» Written instruction
Set down word for word each line from the start of the listing through the line that contains "from bokeh.resources import INLINE", both included.

▼▼▼

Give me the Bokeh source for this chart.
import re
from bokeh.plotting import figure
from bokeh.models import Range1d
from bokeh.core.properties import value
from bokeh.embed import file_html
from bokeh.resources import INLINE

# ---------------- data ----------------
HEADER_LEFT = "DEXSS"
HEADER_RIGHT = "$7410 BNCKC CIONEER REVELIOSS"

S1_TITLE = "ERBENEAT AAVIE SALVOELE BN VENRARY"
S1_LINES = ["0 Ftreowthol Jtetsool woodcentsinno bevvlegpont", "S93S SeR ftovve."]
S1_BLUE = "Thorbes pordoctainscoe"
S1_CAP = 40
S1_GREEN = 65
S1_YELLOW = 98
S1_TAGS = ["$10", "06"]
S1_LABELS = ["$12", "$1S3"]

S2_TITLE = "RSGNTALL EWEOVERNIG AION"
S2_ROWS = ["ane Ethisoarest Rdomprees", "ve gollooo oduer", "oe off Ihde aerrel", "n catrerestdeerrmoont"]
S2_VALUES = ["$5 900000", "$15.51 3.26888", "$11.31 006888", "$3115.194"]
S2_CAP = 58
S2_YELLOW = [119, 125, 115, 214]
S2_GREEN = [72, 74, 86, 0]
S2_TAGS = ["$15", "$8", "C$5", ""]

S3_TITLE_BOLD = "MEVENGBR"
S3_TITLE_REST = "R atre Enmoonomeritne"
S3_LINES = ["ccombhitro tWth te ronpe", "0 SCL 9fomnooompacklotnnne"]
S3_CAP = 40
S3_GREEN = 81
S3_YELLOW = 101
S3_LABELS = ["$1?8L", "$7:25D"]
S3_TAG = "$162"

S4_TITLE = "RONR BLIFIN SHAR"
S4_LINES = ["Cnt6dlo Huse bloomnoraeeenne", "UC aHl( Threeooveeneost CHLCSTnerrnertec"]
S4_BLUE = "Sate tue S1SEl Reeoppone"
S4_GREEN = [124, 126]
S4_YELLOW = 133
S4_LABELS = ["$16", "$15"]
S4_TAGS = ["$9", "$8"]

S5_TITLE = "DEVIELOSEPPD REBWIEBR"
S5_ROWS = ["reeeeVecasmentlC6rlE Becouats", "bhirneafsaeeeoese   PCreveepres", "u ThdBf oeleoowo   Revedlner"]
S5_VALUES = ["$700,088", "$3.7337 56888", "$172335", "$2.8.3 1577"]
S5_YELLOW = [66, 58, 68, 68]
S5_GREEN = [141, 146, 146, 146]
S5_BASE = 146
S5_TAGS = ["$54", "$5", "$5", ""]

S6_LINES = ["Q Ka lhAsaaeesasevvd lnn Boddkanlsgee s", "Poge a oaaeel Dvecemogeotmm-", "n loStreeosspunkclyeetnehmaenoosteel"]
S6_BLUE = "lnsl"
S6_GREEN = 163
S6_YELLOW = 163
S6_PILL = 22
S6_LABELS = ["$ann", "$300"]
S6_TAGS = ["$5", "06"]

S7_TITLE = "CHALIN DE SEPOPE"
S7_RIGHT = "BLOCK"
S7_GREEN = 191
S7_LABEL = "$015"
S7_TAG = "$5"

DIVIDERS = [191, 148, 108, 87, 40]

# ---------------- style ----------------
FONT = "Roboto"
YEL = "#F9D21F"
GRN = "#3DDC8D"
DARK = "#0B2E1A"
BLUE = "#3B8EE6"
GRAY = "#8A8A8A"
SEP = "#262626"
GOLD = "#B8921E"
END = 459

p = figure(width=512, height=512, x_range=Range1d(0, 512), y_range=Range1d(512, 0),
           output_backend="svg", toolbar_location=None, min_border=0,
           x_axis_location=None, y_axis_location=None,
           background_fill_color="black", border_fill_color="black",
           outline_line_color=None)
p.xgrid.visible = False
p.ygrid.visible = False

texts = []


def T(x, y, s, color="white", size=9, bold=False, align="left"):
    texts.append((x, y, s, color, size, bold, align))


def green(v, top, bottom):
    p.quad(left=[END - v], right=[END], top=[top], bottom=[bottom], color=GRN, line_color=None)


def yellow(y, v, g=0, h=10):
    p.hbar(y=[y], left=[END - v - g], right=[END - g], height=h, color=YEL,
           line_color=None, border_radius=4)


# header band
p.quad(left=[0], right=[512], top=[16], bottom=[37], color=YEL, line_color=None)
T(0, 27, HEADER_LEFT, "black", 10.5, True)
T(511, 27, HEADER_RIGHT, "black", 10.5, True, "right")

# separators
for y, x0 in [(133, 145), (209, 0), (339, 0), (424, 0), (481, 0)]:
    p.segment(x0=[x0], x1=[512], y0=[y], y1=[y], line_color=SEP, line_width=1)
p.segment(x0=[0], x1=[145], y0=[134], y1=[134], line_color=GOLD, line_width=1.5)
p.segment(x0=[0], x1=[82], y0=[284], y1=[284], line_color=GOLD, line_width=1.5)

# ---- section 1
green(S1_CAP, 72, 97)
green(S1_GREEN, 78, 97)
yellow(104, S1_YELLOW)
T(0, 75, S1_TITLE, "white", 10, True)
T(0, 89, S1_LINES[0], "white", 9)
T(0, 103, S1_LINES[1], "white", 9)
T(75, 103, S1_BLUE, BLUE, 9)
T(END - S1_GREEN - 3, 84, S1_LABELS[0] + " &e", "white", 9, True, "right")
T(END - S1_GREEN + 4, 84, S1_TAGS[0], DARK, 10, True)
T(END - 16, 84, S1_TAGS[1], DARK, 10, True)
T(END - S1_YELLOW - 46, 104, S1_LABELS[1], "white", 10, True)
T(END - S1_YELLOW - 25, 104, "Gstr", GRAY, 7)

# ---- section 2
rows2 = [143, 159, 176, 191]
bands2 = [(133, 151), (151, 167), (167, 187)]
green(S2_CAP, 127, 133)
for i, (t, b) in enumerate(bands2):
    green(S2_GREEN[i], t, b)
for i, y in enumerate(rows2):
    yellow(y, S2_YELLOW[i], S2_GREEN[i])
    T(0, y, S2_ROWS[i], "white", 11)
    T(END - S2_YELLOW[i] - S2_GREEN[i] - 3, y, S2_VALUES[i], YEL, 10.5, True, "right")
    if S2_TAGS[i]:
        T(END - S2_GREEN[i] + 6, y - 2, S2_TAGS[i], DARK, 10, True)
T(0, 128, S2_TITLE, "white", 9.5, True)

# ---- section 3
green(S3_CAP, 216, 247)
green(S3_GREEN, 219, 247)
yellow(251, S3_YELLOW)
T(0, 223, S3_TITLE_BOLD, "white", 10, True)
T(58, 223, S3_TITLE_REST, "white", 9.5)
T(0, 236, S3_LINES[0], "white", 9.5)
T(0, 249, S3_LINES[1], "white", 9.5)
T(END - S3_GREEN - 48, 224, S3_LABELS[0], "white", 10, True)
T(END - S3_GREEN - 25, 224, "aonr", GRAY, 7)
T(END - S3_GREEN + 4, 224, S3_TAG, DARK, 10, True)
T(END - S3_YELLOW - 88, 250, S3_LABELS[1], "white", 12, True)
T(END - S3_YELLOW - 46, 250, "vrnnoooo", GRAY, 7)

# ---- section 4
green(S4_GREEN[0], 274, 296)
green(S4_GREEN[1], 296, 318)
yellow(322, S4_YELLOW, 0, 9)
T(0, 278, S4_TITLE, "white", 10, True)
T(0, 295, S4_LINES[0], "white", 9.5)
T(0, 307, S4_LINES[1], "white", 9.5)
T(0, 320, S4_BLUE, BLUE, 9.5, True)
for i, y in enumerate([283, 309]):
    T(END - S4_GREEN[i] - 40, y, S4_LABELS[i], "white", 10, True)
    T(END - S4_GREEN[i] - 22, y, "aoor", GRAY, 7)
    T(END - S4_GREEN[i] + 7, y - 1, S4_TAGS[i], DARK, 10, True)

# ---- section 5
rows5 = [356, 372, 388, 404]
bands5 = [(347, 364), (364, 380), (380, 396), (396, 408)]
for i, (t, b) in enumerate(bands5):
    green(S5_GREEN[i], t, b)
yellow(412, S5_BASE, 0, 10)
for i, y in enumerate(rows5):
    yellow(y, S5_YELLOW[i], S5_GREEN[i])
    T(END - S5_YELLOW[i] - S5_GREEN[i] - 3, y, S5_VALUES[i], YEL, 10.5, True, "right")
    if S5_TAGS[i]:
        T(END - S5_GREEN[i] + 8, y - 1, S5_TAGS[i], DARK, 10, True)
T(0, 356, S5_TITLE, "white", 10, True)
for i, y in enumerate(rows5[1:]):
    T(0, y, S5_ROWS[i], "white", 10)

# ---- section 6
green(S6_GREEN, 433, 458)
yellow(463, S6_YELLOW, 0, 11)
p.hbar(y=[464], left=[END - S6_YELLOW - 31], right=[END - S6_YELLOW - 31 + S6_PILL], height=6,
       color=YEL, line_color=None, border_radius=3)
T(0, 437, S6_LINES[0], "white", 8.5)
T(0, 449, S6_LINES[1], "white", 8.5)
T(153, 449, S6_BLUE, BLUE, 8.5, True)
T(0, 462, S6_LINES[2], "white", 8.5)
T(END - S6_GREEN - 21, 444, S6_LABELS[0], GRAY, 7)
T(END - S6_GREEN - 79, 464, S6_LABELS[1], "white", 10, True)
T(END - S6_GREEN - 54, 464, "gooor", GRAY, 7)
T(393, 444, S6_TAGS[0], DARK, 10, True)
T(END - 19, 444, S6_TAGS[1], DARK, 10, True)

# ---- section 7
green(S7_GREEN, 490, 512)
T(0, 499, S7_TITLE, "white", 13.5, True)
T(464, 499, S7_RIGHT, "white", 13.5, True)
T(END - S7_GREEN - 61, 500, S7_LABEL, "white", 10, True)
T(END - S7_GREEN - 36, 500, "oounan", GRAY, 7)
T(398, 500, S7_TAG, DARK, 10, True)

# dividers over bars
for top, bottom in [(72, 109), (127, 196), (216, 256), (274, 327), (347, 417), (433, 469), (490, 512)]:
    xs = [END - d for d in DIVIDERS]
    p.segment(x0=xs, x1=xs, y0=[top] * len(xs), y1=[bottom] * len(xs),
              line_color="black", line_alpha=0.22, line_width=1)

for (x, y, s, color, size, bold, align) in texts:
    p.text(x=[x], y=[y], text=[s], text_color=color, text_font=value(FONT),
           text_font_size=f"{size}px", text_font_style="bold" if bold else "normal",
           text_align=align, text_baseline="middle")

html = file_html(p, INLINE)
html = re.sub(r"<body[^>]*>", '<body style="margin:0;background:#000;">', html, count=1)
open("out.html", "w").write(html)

▲▲▲

» Right answer
Give me the Bokeh source for this chart.
import re
from bokeh.plotting import figure
from bokeh.models import Range1d
from bokeh.core.properties import value
from bokeh.embed import file_html
from bokeh.resources import INLINE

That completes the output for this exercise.